** Start Records shown **

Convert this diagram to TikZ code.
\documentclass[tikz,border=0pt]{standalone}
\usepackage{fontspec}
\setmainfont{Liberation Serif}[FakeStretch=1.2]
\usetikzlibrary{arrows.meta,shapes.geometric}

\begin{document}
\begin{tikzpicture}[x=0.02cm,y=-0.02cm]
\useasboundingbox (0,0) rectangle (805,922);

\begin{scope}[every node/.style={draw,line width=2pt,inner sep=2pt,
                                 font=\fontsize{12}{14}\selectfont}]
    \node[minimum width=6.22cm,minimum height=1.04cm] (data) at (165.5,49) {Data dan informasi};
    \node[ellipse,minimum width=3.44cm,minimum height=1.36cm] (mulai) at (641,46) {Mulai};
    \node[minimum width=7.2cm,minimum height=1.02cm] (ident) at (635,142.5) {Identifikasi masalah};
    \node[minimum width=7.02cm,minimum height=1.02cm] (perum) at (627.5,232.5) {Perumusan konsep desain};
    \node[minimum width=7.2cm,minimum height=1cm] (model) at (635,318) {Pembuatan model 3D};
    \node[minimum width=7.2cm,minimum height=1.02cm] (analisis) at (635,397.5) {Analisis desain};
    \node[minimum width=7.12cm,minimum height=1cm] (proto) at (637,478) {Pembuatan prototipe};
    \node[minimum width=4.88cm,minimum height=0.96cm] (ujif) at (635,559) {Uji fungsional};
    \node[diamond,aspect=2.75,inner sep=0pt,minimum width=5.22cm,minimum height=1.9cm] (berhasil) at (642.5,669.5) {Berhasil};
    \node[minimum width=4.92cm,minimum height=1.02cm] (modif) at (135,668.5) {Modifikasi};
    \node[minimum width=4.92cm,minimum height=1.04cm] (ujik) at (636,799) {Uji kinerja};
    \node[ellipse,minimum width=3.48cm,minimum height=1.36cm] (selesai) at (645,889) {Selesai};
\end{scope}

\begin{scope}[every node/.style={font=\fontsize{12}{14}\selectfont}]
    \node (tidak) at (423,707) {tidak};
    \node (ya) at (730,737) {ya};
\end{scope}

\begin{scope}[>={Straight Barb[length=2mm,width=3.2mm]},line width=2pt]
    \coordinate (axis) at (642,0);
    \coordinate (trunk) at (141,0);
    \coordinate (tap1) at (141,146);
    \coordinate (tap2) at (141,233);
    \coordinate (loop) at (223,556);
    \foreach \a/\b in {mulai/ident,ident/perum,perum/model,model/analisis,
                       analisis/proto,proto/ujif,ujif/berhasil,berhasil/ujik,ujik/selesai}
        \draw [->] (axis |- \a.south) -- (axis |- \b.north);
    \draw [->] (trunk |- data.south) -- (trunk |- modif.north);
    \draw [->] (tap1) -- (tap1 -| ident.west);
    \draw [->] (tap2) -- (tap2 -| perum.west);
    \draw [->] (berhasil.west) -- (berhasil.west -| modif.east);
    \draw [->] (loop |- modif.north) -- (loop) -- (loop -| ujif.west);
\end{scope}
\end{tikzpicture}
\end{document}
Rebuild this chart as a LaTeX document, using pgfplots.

** End Records shown **

◆ Task goal ◆
Write out every line from the records above, word for word.

◆ The completed task ◆
Convert this diagram to TikZ code.
\documentclass[tikz,border=0pt]{standalone}
\usepackage{fontspec}
\setmainfont{Liberation Serif}[FakeStretch=1.2]
\usetikzlibrary{arrows.meta,shapes.geometric}

\begin{document}
\begin{tikzpicture}[x=0.02cm,y=-0.02cm]
\useasboundingbox (0,0) rectangle (805,922);

\begin{scope}[every node/.style={draw,line width=2pt,inner sep=2pt,
                                 font=\fontsize{12}{14}\selectfont}]
    \node[minimum width=6.22cm,minimum height=1.04cm] (data) at (165.5,49) {Data dan informasi};
    \node[ellipse,minimum width=3.44cm,minimum height=1.36cm] (mulai) at (641,46) {Mulai};
    \node[minimum width=7.2cm,minimum height=1.02cm] (ident) at (635,142.5) {Identifikasi masalah};
    \node[minimum width=7.02cm,minimum height=1.02cm] (perum) at (627.5,232.5) {Perumusan konsep desain};
    \node[minimum width=7.2cm,minimum height=1cm] (model) at (635,318) {Pembuatan model 3D};
    \node[minimum width=7.2cm,minimum height=1.02cm] (analisis) at (635,397.5) {Analisis desain};
    \node[minimum width=7.12cm,minimum height=1cm] (proto) at (637,478) {Pembuatan prototipe};
    \node[minimum width=4.88cm,minimum height=0.96cm] (ujif) at (635,559) {Uji fungsional};
    \node[diamond,aspect=2.75,inner sep=0pt,minimum width=5.22cm,minimum height=1.9cm] (berhasil) at (642.5,669.5) {Berhasil};
    \node[minimum width=4.92cm,minimum height=1.02cm] (modif) at (135,668.5) {Modifikasi};
    \node[minimum width=4.92cm,minimum height=1.04cm] (ujik) at (636,799) {Uji kinerja};
    \node[ellipse,minimum width=3.48cm,minimum height=1.36cm] (selesai) at (645,889) {Selesai};
\end{scope}

\begin{scope}[every node/.style={font=\fontsize{12}{14}\selectfont}]
    \node (tidak) at (423,707) {tidak};
    \node (ya) at (730,737) {ya};
\end{scope}

\begin{scope}[>={Straight Barb[length=2mm,width=3.2mm]},line width=2pt]
    \coordinate (axis) at (642,0);
    \coordinate (trunk) at (141,0);
    \coordinate (tap1) at (141,146);
    \coordinate (tap2) at (141,233);
    \coordinate (loop) at (223,556);
    \foreach \a/\b in {mulai/ident,ident/perum,perum/model,model/analisis,
                       analisis/proto,proto/ujif,ujif/berhasil,berhasil/ujik,ujik/selesai}
        \draw [->] (axis |- \a.south) -- (axis |- \b.north);
    \draw [->] (trunk |- data.south) -- (trunk |- modif.north);
    \draw [->] (tap1) -- (tap1 -| ident.west);
    \draw [->] (tap2) -- (tap2 -| perum.west);
    \draw [->] (berhasil.west) -- (berhasil.west -| modif.east);
    \draw [->] (loop |- modif.north) -- (loop) -- (loop -| ujif.west);
\end{scope}
\end{tikzpicture}
\end{document}
Rebuild this chart as a LaTeX document, using pgfplots.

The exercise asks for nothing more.